Biggleswurm finally appeared at 10:30 spluttering about not being able to find his writing. Again, he cursed his wife.
For a mad moment, I considered throwing him out the window into his stagnant moat.
“Does Raoul know he’s supposed to drive me to the airport at 12:30?” I asked, concerned about being able to leave, on time to catch my flight or otherwise.
Biggleswurm picked up the phone to buzz Raoul. No answer.
I followed the baron downstairs as he hollered Raoul’s name. Then outside. “Raoul! Raoul!”
Raoul trudged up the drive, carrying laden grocery bags with both arms.
“Raoul!” Biggleswurm barked. “Where have you been, you stupid man!”
Raoul shrugged and smiled.
I checked my watch for the 22nd time that morning.
We sat on the screened porch.
Biggleswurm’s son came in and said he wanted to see the movie Schindler’s List.

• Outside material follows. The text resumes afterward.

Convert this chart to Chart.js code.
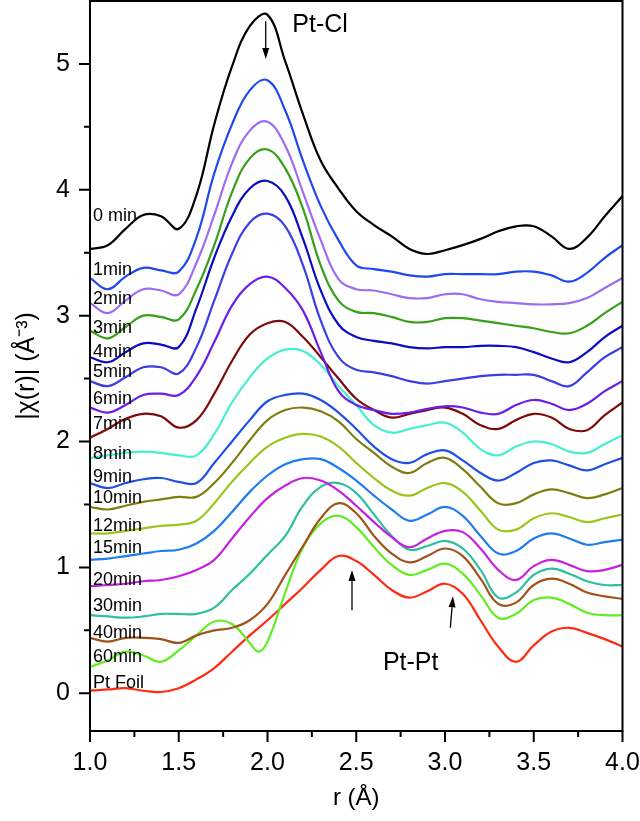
<!DOCTYPE html>
<html>
<head>
<meta charset="utf-8">
<script src="https://cdn.jsdelivr.net/npm/chart.js@4.4.1/dist/chart.umd.min.js"></script>
<style>
  html, body { margin: 0; padding: 0; background: #fff; }
  #wrap { width: 640px; height: 821px; position: relative; }
</style>
</head>
<body>
<div id="wrap"><canvas id="c"></canvas></div>
<script>
// |chi(r)| EXAFS magnitudes, offset stack
const r = [1.0,1.1,1.2,1.3,1.4,1.5,1.6,1.7,1.8,1.9,2.0,2.1,2.2,2.3,2.4,2.5,2.6,2.7,2.8,2.9,3.0,3.1,3.2,3.3,3.4,3.5,3.6,3.7,3.8,3.9,4.0];
// the 60 min curve has a sharp dip near 1.95 so it gets one extra point
const r60 = [1.0,1.1,1.2,1.3,1.4,1.5,1.6,1.7,1.8,1.9,1.95,2.0,2.1,2.2,2.3,2.4,2.5,2.6,2.7,2.8,2.9,3.0,3.1,3.2,3.3,3.4,3.5,3.6,3.7,3.8,3.9,4.0];

const chi0   = [3.53,3.56,3.69,3.80,3.79,3.69,3.96,4.52,4.98,5.30,5.39,5.02,4.60,4.23,4.01,3.83,3.72,3.63,3.53,3.49,3.52,3.56,3.61,3.67,3.71,3.71,3.63,3.53,3.62,3.79,3.95];
const chi1   = [3.30,3.21,3.31,3.38,3.36,3.35,3.62,4.13,4.52,4.79,4.87,4.63,4.23,3.87,3.60,3.40,3.37,3.35,3.32,3.31,3.33,3.33,3.33,3.33,3.35,3.35,3.32,3.27,3.34,3.46,3.56];
const chi2   = [3.10,3.02,3.12,3.21,3.20,3.17,3.42,3.80,4.21,4.47,4.54,4.35,3.98,3.60,3.29,3.21,3.20,3.17,3.14,3.14,3.17,3.17,3.13,3.11,3.10,3.09,3.09,3.10,3.14,3.22,3.30];
const chi3   = [2.88,2.82,2.91,3.00,2.99,2.97,3.21,3.56,3.98,4.25,4.32,4.17,3.85,3.40,3.12,3.03,3.02,2.99,2.95,2.95,2.98,2.98,2.96,2.94,2.92,2.90,2.87,2.86,2.92,3.02,3.11];
const chi4   = [2.67,2.63,2.71,2.78,2.77,2.75,3.06,3.46,3.79,4.01,4.07,3.95,3.61,3.20,2.93,2.83,2.80,2.78,2.75,2.74,2.75,2.75,2.76,2.76,2.75,2.71,2.66,2.63,2.71,2.83,2.92];
const chi5   = [2.48,2.44,2.51,2.59,2.59,2.54,2.75,3.12,3.49,3.74,3.81,3.71,3.40,2.96,2.67,2.57,2.55,2.52,2.48,2.46,2.48,2.50,2.52,2.53,2.53,2.53,2.48,2.44,2.55,2.67,2.75];
const chi6   = [2.27,2.23,2.29,2.37,2.38,2.37,2.52,2.79,3.08,3.25,3.31,3.22,3.04,2.71,2.40,2.29,2.25,2.22,2.23,2.26,2.28,2.27,2.23,2.22,2.29,2.33,2.30,2.25,2.30,2.40,2.48];
const chi7   = [2.03,2.10,2.18,2.22,2.20,2.11,2.17,2.38,2.64,2.85,2.94,2.95,2.83,2.67,2.50,2.34,2.25,2.19,2.22,2.25,2.27,2.22,2.13,2.10,2.17,2.22,2.19,2.10,2.09,2.21,2.31];
const chi8   = [1.87,1.89,1.91,1.92,1.91,1.89,1.89,2.06,2.31,2.51,2.66,2.73,2.72,2.61,2.44,2.29,2.13,2.07,2.10,2.13,2.15,2.07,1.94,1.89,1.96,2.00,1.98,1.92,1.91,1.98,2.05];
const chi9   = [1.67,1.63,1.67,1.70,1.71,1.68,1.67,1.83,2.00,2.17,2.32,2.37,2.38,2.33,2.23,2.10,1.96,1.86,1.83,1.90,1.93,1.85,1.75,1.69,1.75,1.83,1.85,1.81,1.77,1.82,1.87];
const chi10  = [1.48,1.46,1.49,1.52,1.54,1.56,1.56,1.67,1.83,2.01,2.17,2.25,2.27,2.24,2.16,2.02,1.91,1.80,1.75,1.83,1.87,1.78,1.64,1.51,1.51,1.58,1.62,1.59,1.55,1.58,1.63];
const chi12  = [1.27,1.27,1.29,1.31,1.33,1.34,1.37,1.51,1.68,1.83,1.96,2.03,2.06,2.04,1.96,1.83,1.71,1.61,1.57,1.63,1.67,1.60,1.45,1.30,1.30,1.39,1.43,1.40,1.36,1.39,1.42];
const chi15  = [1.06,1.07,1.09,1.11,1.13,1.14,1.19,1.29,1.44,1.60,1.73,1.82,1.86,1.86,1.79,1.69,1.57,1.46,1.37,1.42,1.48,1.41,1.25,1.11,1.13,1.23,1.27,1.23,1.18,1.20,1.22];
const chi20  = [0.85,0.86,0.87,0.89,0.90,0.93,0.98,1.06,1.23,1.40,1.55,1.65,1.71,1.69,1.61,1.49,1.36,1.24,1.16,1.23,1.29,1.28,1.15,0.98,0.90,1.01,1.06,1.02,0.97,0.98,1.02];
const chi30  = [0.62,0.61,0.60,0.61,0.63,0.63,0.63,0.68,0.82,0.95,1.10,1.25,1.49,1.64,1.67,1.59,1.42,1.25,1.14,1.17,1.21,1.15,0.98,0.76,0.80,0.94,0.99,0.95,0.89,0.86,0.86];
const chi40  = [0.44,0.41,0.44,0.44,0.43,0.40,0.46,0.50,0.52,0.58,0.71,0.94,1.17,1.39,1.51,1.43,1.25,1.11,1.04,1.09,1.15,1.09,0.91,0.71,0.72,0.86,0.91,0.87,0.80,0.77,0.75];
const chi60  = [0.21,0.26,0.33,0.30,0.25,0.34,0.46,0.57,0.55,0.40,0.33,0.41,0.80,1.16,1.35,1.41,1.32,1.16,1.02,0.94,0.98,1.03,0.95,0.78,0.60,0.63,0.74,0.76,0.71,0.64,0.62,0.62];
const chiFoil= [0.02,0.03,0.04,0.02,0.01,0.04,0.11,0.20,0.33,0.46,0.58,0.71,0.84,0.98,1.09,1.05,0.94,0.82,0.76,0.81,0.87,0.79,0.58,0.37,0.25,0.38,0.49,0.52,0.48,0.43,0.37];

const seriesNames  = ["0 min","1min","2min","3min","4min","5min","6min","7min","8min","9min","10min","12min","15min","20min","30min","40min","60min","Pt Foil"];
const seriesValues = [chi0,chi1,chi2,chi3,chi4,chi5,chi6,chi7,chi8,chi9,chi10,chi12,chi15,chi20,chi30,chi40,chi60,chiFoil];
const seriesR      = [r,r,r,r,r,r,r,r,r,r,r,r,r,r,r,r,r60,r];
// where each curve's name sits (y in data units, left edge of plot)
const labelY = [3.79,3.36,3.13,2.90,2.71,2.55,2.34,2.14,1.90,1.72,1.55,1.33,1.15,0.90,0.69,0.48,0.29,0.08];

const xMajor = [1.0,1.5,2.0,2.5,3.0,3.5,4.0];
const xMinor = [1.25,1.75,2.25,2.75,3.25,3.75];
const yMajor = [0,1,2,3,4,5];
const yMinor = [0.5,1.5,2.5,3.5,4.5];

const COLORS = [
  "#000000", "#1f48ee", "#9d6cf2", "#36a017", "#0b0cc4", "#3a3ee6",
  "#6a1eea", "#7e0a0a", "#46f0cf", "#1f50e6", "#7e7e10", "#9cc41c",
  "#1e7cf0", "#c620e0", "#2ebf9e", "#a0521c", "#62ec22", "#ff2a12",
];

const FONT = "'Liberation Sans', Arial, sans-serif";

// peak annotations
const arrows = [
  { x1: 1.99, y1: 5.34, x2: 1.99, y2: 5.04 },
  { x1: 2.476, y1: 0.66, x2: 2.476, y2: 0.98 },
  { x1: 3.03, y1: 0.52, x2: 3.045, y2: 0.77 },
];
const notes = [
  { text: "Pt-Cl", x: 2.14, y: 5.31 },
  { text: "Pt-Pt", x: 2.65, y: 0.24 },
];

// keep the plot box where the figure has it: no auto padding for edge labels
function pinScale(s, size) {
  if (s.isHorizontal()) s.height = size; else s.width = size;
  s.paddingTop = 0; s.paddingBottom = 0; s.paddingLeft = 0; s.paddingRight = 0;
}

// frame + outward tick marks (major and minor)
const frameTicks = {
  id: "frameTicks",
  afterDraw(chart) {
    const { ctx, chartArea: a, scales: { x, y } } = chart;
    ctx.save();
    ctx.strokeStyle = "#000";
    ctx.lineWidth = 2;
    ctx.strokeRect(a.left, a.top, a.right - a.left, a.bottom - a.top);
    ctx.beginPath();
    xMajor.forEach(v => { const p = x.getPixelForValue(v); ctx.moveTo(p, a.bottom); ctx.lineTo(p, a.bottom + 11); });
    xMinor.forEach(v => { const p = x.getPixelForValue(v); ctx.moveTo(p, a.bottom); ctx.lineTo(p, a.bottom + 6); });
    yMajor.forEach(v => { const p = y.getPixelForValue(v); ctx.moveTo(a.left - 11, p); ctx.lineTo(a.left, p); });
    yMinor.forEach(v => { const p = y.getPixelForValue(v); ctx.moveTo(a.left - 6, p); ctx.lineTo(a.left, p); });
    ctx.stroke();
    ctx.restore();
  },
};

// curve names, arrows and Pt-Cl / Pt-Pt notes
const annotations = {
  id: "annotations",
  afterDatasetsDraw(chart) {
    const { ctx, chartArea: a, scales: { x, y } } = chart;
    ctx.save();
    ctx.fillStyle = "#000";
    ctx.textBaseline = "middle";
    ctx.textAlign = "left";
    ctx.font = `18px ${FONT}`;
    seriesNames.forEach((name, i) => {
      ctx.fillText(name, a.left + 3, y.getPixelForValue(labelY[i]));
    });

    ctx.font = `25px ${FONT}`;
    notes.forEach(n => ctx.fillText(n.text, x.getPixelForValue(n.x), y.getPixelForValue(n.y)));

    ctx.strokeStyle = "#000";
    ctx.lineWidth = 1.3;
    arrows.forEach(ar => {
      const x1 = x.getPixelForValue(ar.x1), y1 = y.getPixelForValue(ar.y1);
      const x2 = x.getPixelForValue(ar.x2), y2 = y.getPixelForValue(ar.y2);
      const ang = Math.atan2(y2 - y1, x2 - x1);
      const hl = 11, hw = 3.5;
      ctx.beginPath();
      ctx.moveTo(x1, y1);
      ctx.lineTo(x2 - Math.cos(ang) * hl, y2 - Math.sin(ang) * hl);
      ctx.stroke();
      ctx.beginPath();
      ctx.moveTo(x2, y2);
      ctx.lineTo(x2 - Math.cos(ang) * hl - Math.sin(ang) * hw, y2 - Math.sin(ang) * hl + Math.cos(ang) * hw);
      ctx.lineTo(x2 - Math.cos(ang) * hl + Math.sin(ang) * hw, y2 - Math.sin(ang) * hl - Math.cos(ang) * hw);
      ctx.closePath();
      ctx.fill();
    });
    ctx.restore();
  },
};

const datasets = seriesNames.map((name, i) => ({
  label: name,
  data: seriesR[i].map((rv, j) => ({ x: rv, y: seriesValues[i][j] })),
  borderColor: COLORS[i],
  borderWidth: 2.2,
  pointRadius: 0,
  tension: 0.4,
  fill: false,
}));

new Chart(document.getElementById("c"), {
  type: "line",
  data: { datasets },
  options: {
    responsive: true,
    maintainAspectRatio: false,
    animation: false,
    devicePixelRatio: 1,
    layout: { padding: { top: 1, right: 17.5, left: 0, bottom: 0 } },
    plugins: {
      legend: { display: false },
      tooltip: { enabled: false },
    },
    scales: {
      x: {
        type: "linear",
        min: 1,
        max: 4,
        afterBuildTicks: s => { s.ticks = xMajor.map(v => ({ value: v })); },
        afterFit: s => pinScale(s, 90),
        grid: { display: false, drawTicks: false },
        border: { display: false },
        ticks: {
          autoSkip: false,
          maxRotation: 0,
          padding: 17,
          color: "#000",
          font: { family: FONT, size: 25 },
          callback: v => Number(v).toFixed(1),
        },
        title: {
          display: true,
          text: "r (Å)",
          color: "#000",
          font: { family: FONT, size: 24 },
          padding: { top: 0, bottom: 8 },
        },
      },
      y: {
        type: "linear",
        min: -0.3,
        max: 5.5,
        afterBuildTicks: s => { s.ticks = yMajor.map(v => ({ value: v })); },
        afterFit: s => pinScale(s, 90),
        grid: { display: false, drawTicks: false },
        border: { display: false },
        ticks: {
          autoSkip: false,
          padding: 20,
          color: "#000",
          font: { family: FONT, size: 25 },
          callback: v => String(v),
        },
        title: {
          display: true,
          text: "|χ(r)| (Å⁻³)",
          color: "#000",
          font: { family: FONT, size: 25 },
          padding: { top: 12, bottom: 0 },
        },
      },
    },
  },
  plugins: [frameTicks, annotations],
});
</script>
</body>
</html>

“The blasted Jews,” snapped Biggleswurm. “Always making money on Hitler. It’s a fucking old story. The Jews were always persecuted, from the beginning, by everyone, so why should Hitler take the blame?” He paused to take a breath. “I had a clash with a Jew in New York.” He winked. “Money.”
I bit my tongue and rose to stretch my legs, and also to ensure Raoul would be ready to roll.
“I really must go now—ready, Raoul?”
We assembled on the forecourt for a goodbye.
The baron gave his wife an irate look. “What did you do with my writings?”
She looked at him, dumbfounded, not knowing what the hell he was talking about.
I shook Biggleswurm’s hand. Good riddance, creep.
Two spiders waved farewell from their ancient webs over the front door.
I checked in for my flight, flew to Frankfurt and phoned Clair George.
“How was it?” he asked.
“How was it? You want to know how was it? It was okay… if you like ghosts and bloodthirsty insects and aggressive German mosquitos and you don’t mind being yakked at by a lazy good for nothing Nazi-loving fraud who should be measured for a straitjacket and despatched to an asylum for the terminally insane!”
Clair chuckled. “That bad?”
“You’ll never know how bad. Yes, you will. If we need to come back and rescue the kid, you’re doing it!”